**GOAL:** Using the listing below, please gather every line containing the word "this".
## Begin
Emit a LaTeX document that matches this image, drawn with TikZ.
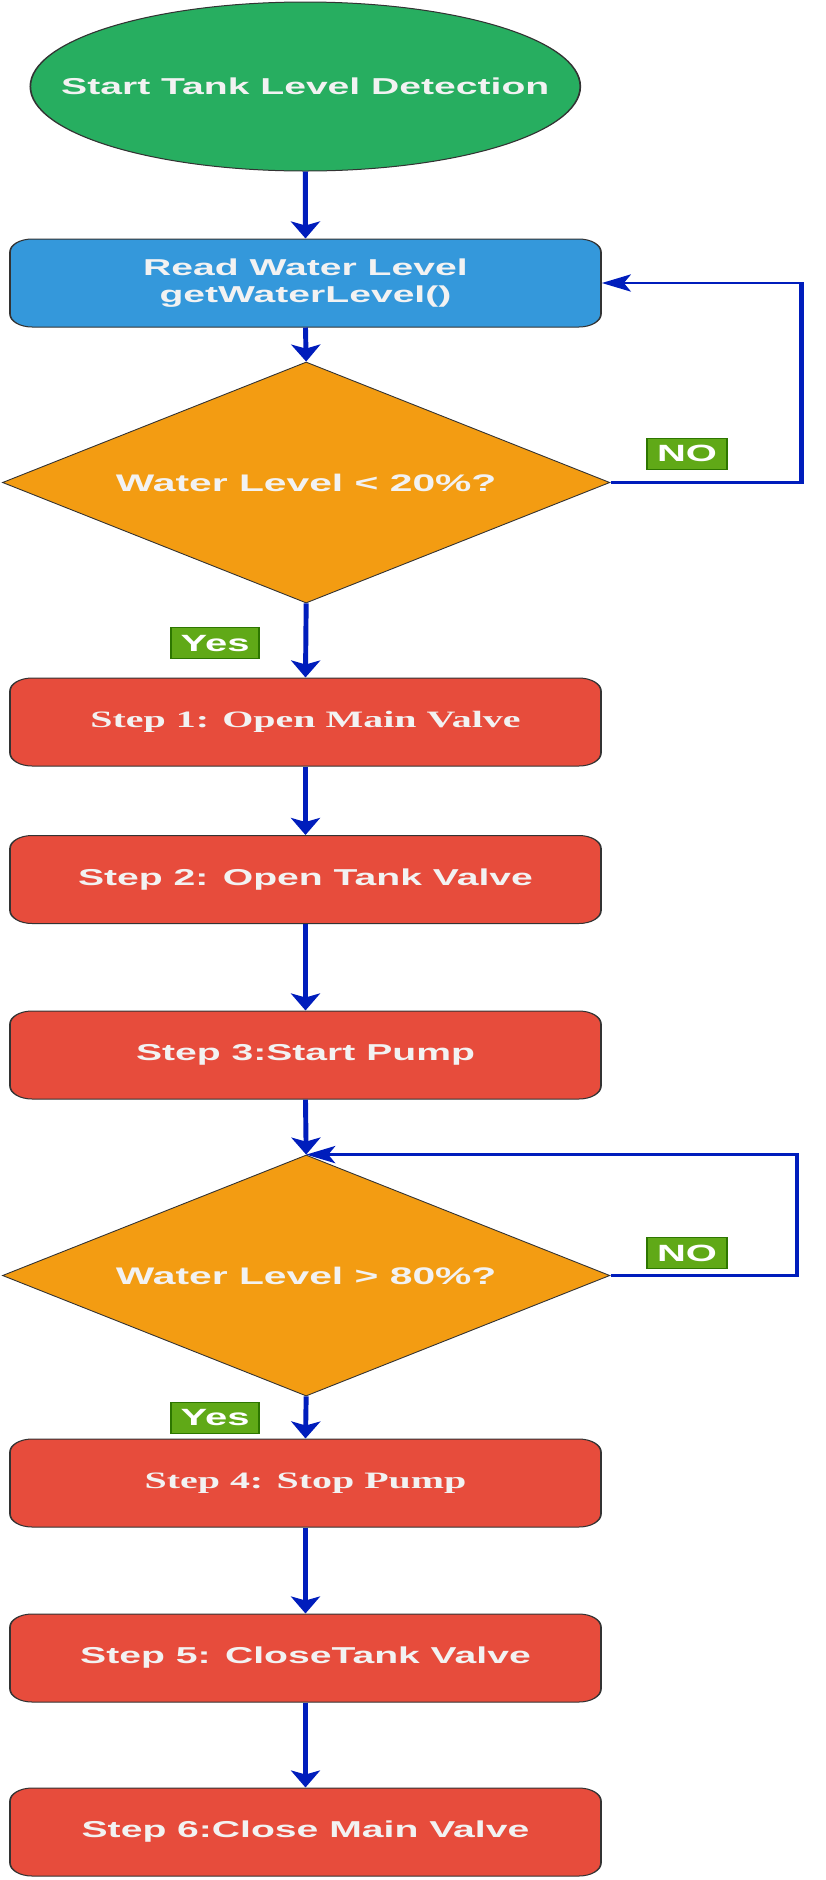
\documentclass[tikz,border=0pt]{standalone}
\usepackage{fontspec}
\setmainfont{Liberation Sans}
\newfontfamily\serifbold{Liberation Serif}
\usetikzlibrary{shapes.geometric,arrows.meta}
\definecolor{startgreen}{HTML}{27AE60}
\definecolor{readblue}{HTML}{3498DB}
\definecolor{decorange}{HTML}{F39C12}
\definecolor{stepred}{HTML}{E74C3C}
\definecolor{lblgreen}{HTML}{60A917}
\definecolor{lblborder}{HTML}{2D7600}
\definecolor{arrowblue}{HTML}{001DBC}
\definecolor{bordergray}{HTML}{333333}
\definecolor{txt}{HTML}{F2F2F2}
\begin{document}
\begin{tikzpicture}[x=1pt,y=-1pt,
  mainfont/.style={font=\fontsize{23}{27}\selectfont\bfseries},
  serffont/.style={font=\fontsize{23.5}{27}\serifbold\bfseries},
  stepbox/.style={rectangle, draw=bordergray, line width=1pt, rounded corners=13pt,
    fill=stepred, minimum width=347.6pt, minimum height=88pt, inner sep=0pt,
    text=txt, align=center, mainfont},
  startnode/.style={ellipse, draw=bordergray, line width=1pt, fill=startgreen,
    minimum width=323.5pt, minimum height=169pt, inner xsep=-50pt, inner ysep=0pt,
    text=txt, mainfont},
  decision/.style={diamond, aspect=1.48, draw=bordergray, line width=0.8pt, fill=decorange,
    minimum width=357.4pt, minimum height=241pt, inner sep=0pt, text=txt,
    font=\fontsize{24}{28}\selectfont\bfseries},
  lbl/.style={rectangle, draw=lblborder, line width=1pt, fill=lblgreen, text=white,
    inner sep=0pt, minimum height=31pt, font=\fontsize{23.5}{27}\selectfont\bfseries},
  flow/.style={draw=arrowblue, line width=2.9pt,
    -{Stealth[length=17pt,width=17pt,inset=4pt]}}
]
\useasboundingbox (0,0) rectangle (826,1880);
\begin{scope}[transform canvas={xscale=1.7}]
  \node[startnode] (start) at (179.6,86.5) {Start Tank Level Detection};
  \node[stepbox, fill=readblue] (read) at (179.7,283) {Read Water Level\\getWaterLevel()};
  \node[decision] (d1) at (180.1,482.5) {Water Level < 20\%?};
  \node[stepbox, serffont] (s1) at (179.7,722) {Step 1: Open Main Valve};
  \node[stepbox] (s2) at (179.7,879.5) {Step 2: Open Tank Valve};
  \node[stepbox] (s3) at (179.7,1055) {Step 3:Start Pump};
  \node[decision] (d2) at (180.1,1275.5) {Water Level > 80\%?};
  \node[stepbox, serffont] (s4) at (179.7,1483) {Step 4: Stop Pump};
  \node[stepbox] (s5) at (179.7,1658) {Step 5: CloseTank Valve};
  \node[stepbox] (s6) at (179.7,1832) {Step 6:Close Main Valve};

  \node[lbl, minimum width=47pt] (no1) at (404.1,453.8) {NO};
  \node[lbl, minimum width=47pt] (no2) at (404.1,1253.3) {NO};
  \node[lbl, minimum width=51.8pt] (yes1) at (126.5,643.3) {Yes};
  \node[lbl, minimum width=51.8pt] (yes2) at (126.5,1417.8) {Yes};

  \coordinate (c1) at (471.2,482.5);
  \coordinate (c2) at (468.8,1275.5);

  \draw[flow] (start.south) -- (read.north);
  \draw[flow] (read.south) -- (d1.north);
  \draw[flow] (d1.south) -- (s1.north);
  \draw[flow] (s1.south) -- (s2.north);
  \draw[flow] (s2.south) -- (s3.north);
  \draw[flow] (s3.south) -- (d2.north);
  \draw[flow] (d2.south) -- (s4.north);
  \draw[flow] (s4.south) -- (s5.north);
  \draw[flow] (s5.south) -- (s6.north);
  \draw[flow] (d1.east) -- (c1) |- (read.east);
  \draw[flow] (d2.east) -- (c2) |- (d2.north);
\end{scope}
\end{tikzpicture}
\end{document}
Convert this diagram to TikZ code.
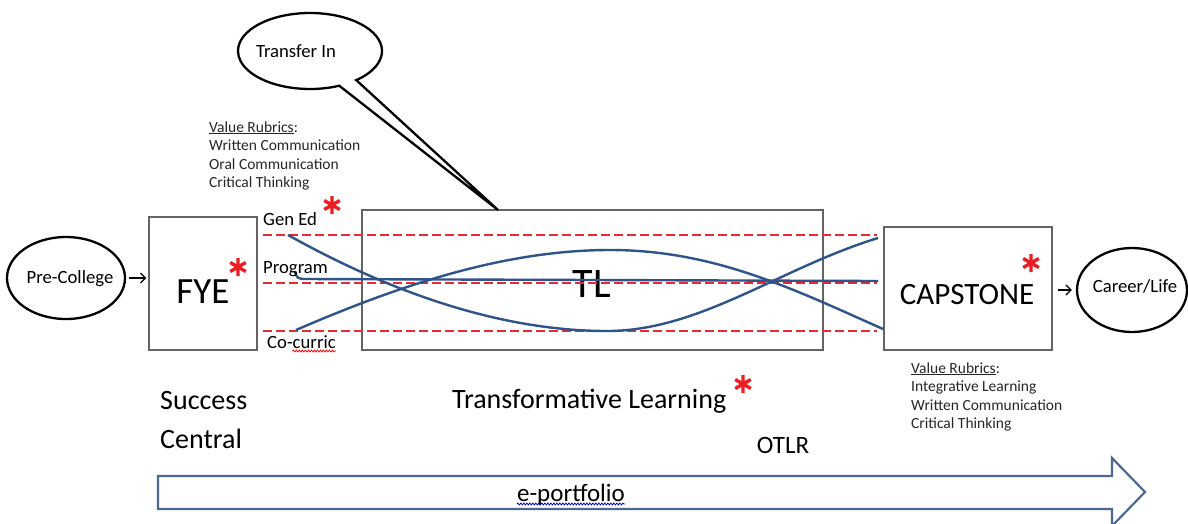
\documentclass[tikz,border=0pt]{standalone}
\usepackage{fontspec}
\setmainfont{Carlito}
\usetikzlibrary{shapes.geometric,shapes.callouts,arrows.meta,decorations.pathmorphing}
\definecolor{curveblue}{RGB}{46,84,138}
\definecolor{dashred}{RGB}{230,42,50}
\definecolor{boxgray}{RGB}{100,100,100}
\definecolor{arrowblue}{RGB}{74,106,148}
\definecolor{astred}{RGB}{235,30,35}
\begin{document}
\begin{tikzpicture}[x=1pt,y=-1pt,
  oval/.style={ellipse, draw=black, line width=2.3pt, inner sep=0pt},
  stagebox/.style={draw=boxgray, line width=1.1pt, inner sep=0pt},
  small/.style={font=\fontsize{18.7}{22}\selectfont},
  rubric/.style={font=\fontsize{15.5}{18.5}\selectfont, inner sep=0pt, text=black!85, anchor=base west},
  lbl/.style={font=\fontsize{18.7}{22}\selectfont, inner sep=0pt, anchor=base west},
  bigtext/.style={font=\fontsize{28}{34}\selectfont, inner sep=0pt, anchor=base west},
  track/.style={dashred, line width=2.7pt, dash pattern=on 8.5pt off 4.5pt},
  strand/.style={curveblue, line width=2.4pt},
  flow/.style={-{Straight Barb[length=5pt,width=10pt]}, line width=1.3pt},
  squiggle/.style={line width=0.8pt, decorate, decoration={snake, amplitude=0.9pt, segment length=3pt}},
  ast/.pic={\draw[astred, line width=3.4pt] (0,-9)--(0,9) (-7.8,-4.5)--(7.8,4.5) (-7.8,4.5)--(7.8,-4.5);}
]
\useasboundingbox (0,0) rectangle (1188,523);
\fill[white] (0,0) rectangle (1188,523);

% stage boxes
\node[stagebox, minimum width=108pt, minimum height=133pt] (fye) at (203,283.5) {};
\node[stagebox, minimum width=461pt, minimum height=140pt] (tl) at (592.5,280) {};
\node[stagebox, minimum width=168pt, minimum height=123pt] (cap) at (968,288.5) {};
\node[font=\fontsize{37}{44}\selectfont, inner sep=0pt, anchor=base] (fyet) at (203,303) {FYE};
\node[font=\fontsize{42}{50}\selectfont, inner sep=0pt, anchor=base] (tlt) at (592,297) {TL};
\node[font=\fontsize{31}{37}\selectfont, inner sep=0pt, anchor=base] (capt) at (967,304) {CAPSTONE};

% ovals
\node[oval, minimum width=118pt, minimum height=82pt] (pre) at (66,278) {};
\node[small, inner sep=0pt, anchor=base] (pret) at (70,283) {Pre-College};
\node[oval, minimum width=110pt, minimum height=84pt] (career) at (1132,290) {};
\node[small, inner sep=0pt, anchor=base] (careert) at (1135,292) {Career/Life};
\coordinate (tip) at (498,210);
\node[ellipse callout, draw=black, line width=2.3pt, inner sep=0pt, minimum width=144pt, minimum height=76pt,
      callout absolute pointer={(tip)}, callout pointer arc=16] (transfer) at (310,51) {};
\node[small, inner sep=0pt, anchor=base] (transfert) at (296,57) {Transfer In};

% flow arrows
\draw[flow, shorten <=3pt, shorten >=2pt] (pre.east) -- (pre.east -| fye.west);
\draw[flow, shorten <=5pt, shorten >=4pt] (career.west -| cap.east) -- (career.west);

% tracks
\coordinate (g0) at (263,235); \coordinate (g1) at (877,235);
\coordinate (p0) at (263,283); \coordinate (p1) at (877,283);
\coordinate (c0) at (263,331); \coordinate (c1) at (877,331);
\draw[track] (g0) -- (g1);
\draw[track] (p0) -- (p1);
\draw[track] (c0) -- (c1);

% strands
\draw[strand] (288,235) .. controls (390,292) and (500,331) .. (607,331)
              .. controls (700,331) and (780,268) .. (878,238);
\draw[strand] (296,330) .. controls (400,285) and (505,250) .. (610,250)
              .. controls (715,250) and (795,290) .. (883,329);
\draw[strand] (295,271) .. controls (296,278) and (298,279) .. (306,279) -- (878,281);

% track labels
\node[lbl] (gened) at (263,225) {Gen Ed};
\node[lbl] (prog) at (263,273) {Program};
\node[lbl] (cocur) at (267,348) {Co-curric};
\draw[squiggle, red] ([xshift=25.5pt,yshift=-3pt]cocur.base west) -- ([yshift=-3pt]cocur.base east);

% rubrics
\foreach \t [count=\i] in {{\underline{Value Rubrics}:},Written Communication,Oral Communication,Critical Thinking}
  \node[rubric] (rl\i) at (209,{132+18.5*(\i-1)}) {\t};
\foreach \t [count=\i] in {{\underline{Value Rubrics}:},Integrative Learning,Written Communication,Critical Thinking}
  \node[rubric] (rr\i) at (911,{373+18.5*(\i-1)}) {\t};

% bottom labels
\node[bigtext] (succ) at (160,409) {Success};
\node[bigtext] (central) at (160,448) {Central};
\node[bigtext] (transf) at (452,408) {Transformative Learning};
\node[font=\fontsize{25}{30}\selectfont, inner sep=0pt, anchor=base] (otlr) at (783,453) {OTLR};

% asterisks
\pic at (238,267) {ast};
\pic at (332,205) {ast};
\pic at (1031,263) {ast};
\pic at (743,384) {ast};

% e-portfolio arrow
\draw[arrowblue, line width=2.2pt, line join=miter, fill=white]
  (158,476) -- (1112,476) -- (1112,458) -- (1145,492) -- (1112,526) -- (1112,509) -- (158,509) -- cycle;
\node[font=\fontsize{25}{30}\selectfont, inner sep=0pt, anchor=base] (port) at (571,501) {e-portfolio};
\draw[squiggle, blue!70!black] ([yshift=-3pt]port.base west) -- ([yshift=-3pt]port.base east);
\end{tikzpicture}
\end{document}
## End
**EXERCISE RESULT:**
Emit a LaTeX document that matches this image, drawn with TikZ.
Convert this diagram to TikZ code.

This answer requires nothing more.